Our data did not offer great answers. The majority of search terms were dominated by national and regional pediatric cancer treatment centers. The next tranche revolved around information about diagnoses, treatments, and alternatives. Art therapy for pediatric cancer was too niche to be discerned from Google's search data.

We did better with ads and landing pages for volunteers. While no single campaign stood out, it seemed the aggregate effort of ads, targeted landing pages, and targeted copy in relevant sections got us volunteers both locally and out of state.

Accommodating Growth

By 2016, K&A expanded to regular workshops at 2 Bay Area Hospitals in addition to regular monthly destination workshops. With 150+ volunteers, they needed software solutions for managing them.  

Kids & Art relied on several free or low-cost products in concert knowing full well that it's difficult for most people to jump between products.

Example of an Eventbrite signup page for a workshop by Oliver Klink.
[Fig 08] Eventbrite Signup for Destination Workshops
Sample Signup Genius page for a workshop at UCSF.
[Fig 09] Signup Genius Page for Hospital Volunteers

K&A relied on Eventbright and Signup Genius to organize its workshops. They were simple and low cost but it was an ordeal to extract and collect data from multiple sources.

Being based near Silicon Valley, all in-one solutions are constantly being pitched to us and evaluated. We want to manage donors, volunteers, workshop participants, run fundraisers and sell products. There are several providers in the non-profit space that address these goals but it was difficult to match our needs out of the box:

In 2018 Kids & Art partnered with a startup to manage volunteers and donations in one place in the hope that new features in their roadmap would match K&A's needs.

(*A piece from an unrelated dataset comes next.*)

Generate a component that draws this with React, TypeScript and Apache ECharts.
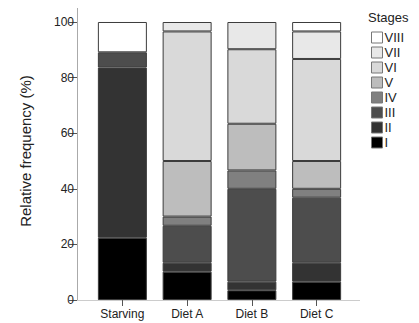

My long working relationship with Kids & Art was an indirect casualty of Covid. In-person workshops were cancelled to avoid putting immunocompromised patients at risk. Kids & Art held online workshops on zoom during the pandemic.

Afterwards there was a push to develop a proprietary video conferencing platform integrated with a partially gated Wordpress based website in 2022. I felt out of sync with this new direction so we parted ways amicably.